Fernande

Quand Georges Brassens pensait à elle, on sait quel effet cela lui faisait, mais on ignore si la Fernande de la chanson était ou non Fernande Grudet, plus connue sous le nom de guerre de Madame Claude, qui vient de s’éteindre tranquillement dans son lit à l’âge respectable de 92 ans après une vie rien moins que mouvementée à la tête d’un réseau de prostitution de luxe. Elle avait beau prétendre avoir retiré toute laideur au métier auquel elle soumettait ses filles, en pratiquant le vice comme l’un des beaux-arts, il n’en reste pas moins que sous le nom d’escortes, les employées de Madame Claude pratiquaient l’amour tarifé, et ce n’est pas le montant de la transaction, fort élevé au demeurant, qui y change quelque chose.

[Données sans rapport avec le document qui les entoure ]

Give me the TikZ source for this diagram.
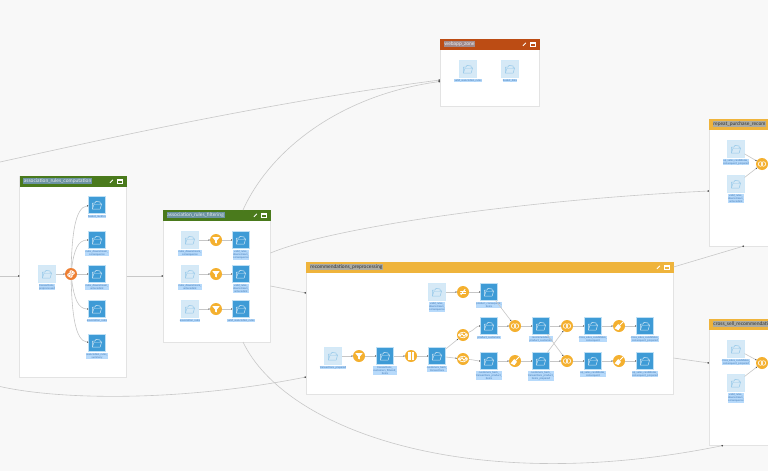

D’autant plus que du temps de sa splendeur, la célèbre proxénète, pour rester poli, employait une petite armée de prostituées de haut vol, qui devaient passer par la chirurgie esthétique pour offrir un produit sans défauts à sa clientèle fortunée. Qu’on le veuille ou non, Madame Claude exerçait un métier que la morale réprouve et que le droit est supposé réprimer. Le bras armé de la justice ne s’abattra cependant sur elle qu’après une quinzaine d’années de bons et loyaux services au profit notable de personnalités connues, dont plusieurs ministres de l’époque. Jusque-là, ni la justice ni le fisc n’avaient été trop regardants sur les activités répréhensibles de Fernande, moyennant quelques renseignements bien intéressants sur les clients, français ou étrangers, qui avaient recours à ses services. C’est l’élection de Giscard d’Estaing qui entraînera sa perte. Comme Al Capone aux États-Unis, elle sera condamnée pour fraude fiscale.

Madame Claude avait inventé un système qui convenait parfaitement aux mœurs de l’époque. La bourgeoisie gaulliste ou pompidolienne pouvait s’encanailler en toute discrétion grâce au réseau reposant sur le contact par téléphone. Les apparences étaient sauves : nul besoin de se rendre dans un lieu de perdition, un simple coup de fil permettait de procurer la compagnie dont le riche client avait besoin et il pouvait même se payer le luxe suprême de feindre de croire au consentement de sa supposée conquête grâce à son charme irrésistible. Madame Claude aura surtout fait preuve d’une qualité indispensable pour réussir dans son métier douteux : la discrétion. Hormis les services de police ou de contre-espionnage, personne n’a connu les noms des personnalités impliquées ni l’identité des call-girls, reconverties pour la plupart en respectables épouses de sous-préfecture. Elle emporte ces secrets d’État avec elle.